The theme of Unwitnessed is something that I didn't truly understand when I first read it in Malazan's book 6 and not even when I finished reading book 10. Until, almost a full year after the close, I had an idea just now that at the very least gives the start of a plausible explanation. I didn't explore it fully and didn't actually search for anything online to back me up. But as I started to do my Best Books in 2017 post, I had to revisit the Crippled God for that and mull over how that its themes worked. I struck upon the idea and rather than just sit on it, and with not having even a single post in this blog specifically dedicated to Malazan, I thought I would be self-indulgent and just remedy that.
Obviously: Spoilers EVERYWHERE!
The elusive theme of Tavore's 'Unwitnessed' is begun to be made clear as we arrive on the previously unknown continent of Kolanse, where nobody knows the Malazans, or specifically; The Bonehunters, as we've come to know our army under Tavore.
As they finally pass from recognizance and renown into lands unknown it is but the first step, but the final step is when they separate from the armies of their peers and solitarily trek towards the hill where they will make their final, finally Unwitnessed, last stand. And how telling is it that of the battles in the final book, it is this one that takes place on a random hill, one without a name, then and thereafter. The battle of the hill instead of Hill.
Unwitnessed because if they had been known, they would have been reviled. To rid the world of this awesome source of power would have left them open to every sort of persecution, revenge and hatred this greedy world with all its divine monsters and monstrously divine beings was capable of.

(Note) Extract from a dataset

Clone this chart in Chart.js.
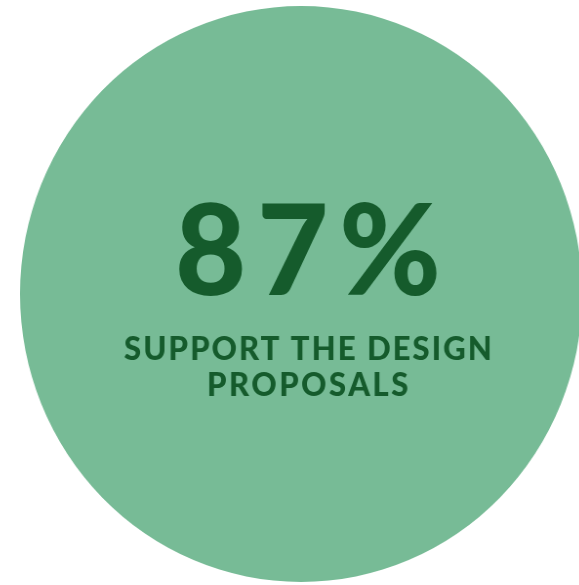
<!doctype html>
<html lang="en">
  <head>
    <meta charset="utf-8">
    <title>87% support</title>
    <style>
      * {
        margin: 0;
        padding: 0;
      }
      body {
        width: 579px;
        height: 585px;
        overflow: hidden;
        background: #ffffff;
        position: relative;
      }
      .chartBox {
        position: absolute;
        left: 20px;
        top: 6px;
        width: 576px;
        height: 576px;
        transform: scaleX(0.976);
        transform-origin: left top;
      }
    </style>
  </head>
  <body>
    <div class="chartBox">
      <canvas id="myChart" width="576" height="576"></canvas>
    </div>
    <script src="https://cdn.jsdelivr.net/npm/chart.js"></script>
    <script>
    // data
    const labels = ['Support the design proposals'];
    const values = [87];
    const headline = values[0] + '%';
    const captionLines = ['SUPPORT THE DESIGN', 'PROPOSALS'];

    const circleColor = '#77bb96';
    const textColor = '#155b2c';

    // centre text
    const centerText = {
      id: 'centerText',
      afterDraw(chart) {
        const ctx = chart.ctx;
        const { left, right, top, bottom } = chart.chartArea;
        const cx = (left + right) / 2 + 7;
        const cy = (top + bottom) / 2;
        ctx.save();
        ctx.fillStyle = textColor;
        ctx.textAlign = 'center';
        ctx.textBaseline = 'alphabetic';
        ctx.font = '900 126px Lato';
        ctx.letterSpacing = '11px';
        ctx.fillText(headline, cx + 5.5, cy + 1);
        ctx.font = '900 32px Lato';
        ctx.letterSpacing = '2px';
        ctx.fillText(captionLines[0], cx + 1, cy + 66);
        ctx.letterSpacing = '2.5px';
        ctx.fillText(captionLines[1], cx + 1, cy + 102);
        ctx.restore();
      }
    };

    const config = {
      type: 'pie',
      data: {
        labels,
        datasets: [{
          data: values,
          backgroundColor: [circleColor],
          borderWidth: 0
        }]
      },
      options: {
        responsive: false,
        animation: false,
        layout: { padding: 0 },
        plugins: {
          legend: { display: false },
          tooltip: { enabled: false }
        }
      },
      plugins: [centerText]
    };

    const myChart = new Chart(document.getElementById('myChart'), config);
    </script>
  </body>
</html>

Someone had to do it, because it was right to have it done, but everyone would have hated them for it, so, she hides the burden of knowing where their march will end and takes it up herself. She had known for years, but she could never tell a soul, because the risk that having the object/ the end goal of that journey would have become public knowledge, would, besides having immediately demanded a violent response from every powerful player willing to use Kaminsod as a power source, have endangered them all in that it would have been remembered even past a successful completion of the march. Tavore gave the men who fought for her and her goal, instead of accolades, the gift of anonymity, to be unwitnessed in this act, to be undogged by vengeful repercussions that it would otherwise have merited, and to be able to have the chance to grow into old age afterwards, in the full knowledge that what they did was right, as is fully demonstrated by the beautiful melancholy in the epilogue.